Wikipedia: Patristics

Patristics or Patrology is the study of early Christian writers, known as the Church Fathers. The names derive from the Latin pater (father). The period is generally considered to run from the end of New Testament times (around 100 AD) until around the 8th century.

Some writers, chiefly in Germany, have distinguished between patrologia and patristica: Josef Fessler, for instance, defines patrologia as the science which provides all that is necessary for the using of the works of the Fathers, dealing, therefore, with their authority, the criteria for judging their genuineness, the difficulties to be met within them, and the rules for their use. But Fessler's own "Institutiones Patrologi" has a larger range, as have similar works entitled Patrologies, of which the most serviceable is that of Bardenhewer (tr. Shahan, Freiburg, 1908). On the other hand, Fessler describes patristica as that theological science by which all that concerns faith, morals, or discipline in the writings of the Fathers is collected and sorted. The lives and works of the Fathers are also described by a non-specialized science: literary history. These distinctions are not much observed, nor do they seem very necessary; they are nothing else than aspects of patristic study as it forms part of fundamental theology, of positive theology, and of literary history.

The church fathers are generally divided into the Ante-Nicene Fathers, those who lived and wrote before the Council of Nicaea (325) and the Nicene and Post-Nicene Fathers, those who lived and wrote after 325. In addition, the division of the fathers into Greek and Latin writers is also common. Examples of the former are Justin Martyr and Cyril of Alexandria. Among the Latin Fathers are Tertullian and Augustine of Hippo.

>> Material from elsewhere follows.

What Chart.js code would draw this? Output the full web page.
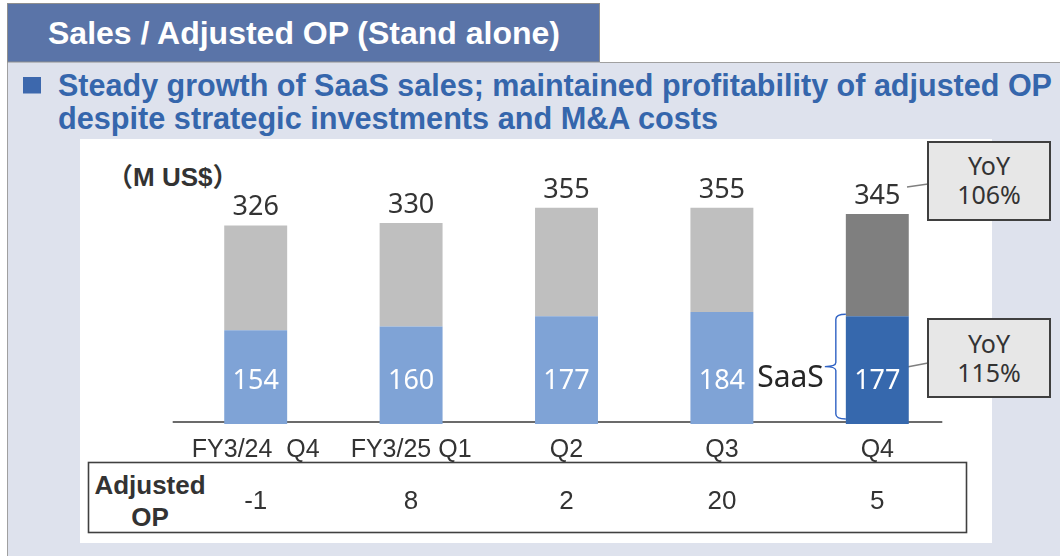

Most patristic texts are available in J.-P. Migne's two great Patrologies, Patrologia Latina and Patrologia Graeca. For Syriac and other oriental languages the Patrologia Orientalis is less complete and can be largely supplemented by the Corpus Scriptorum Christianorum Orientalium. Noted collections containing re-edited patristic texts (also discoveries and new attributions) are the Corpus Christianorum, Sources Chrétiennes and on a lesser scale Oxford Early Christian Texts, Fontes Christiani (also Etudes Augustiniennes).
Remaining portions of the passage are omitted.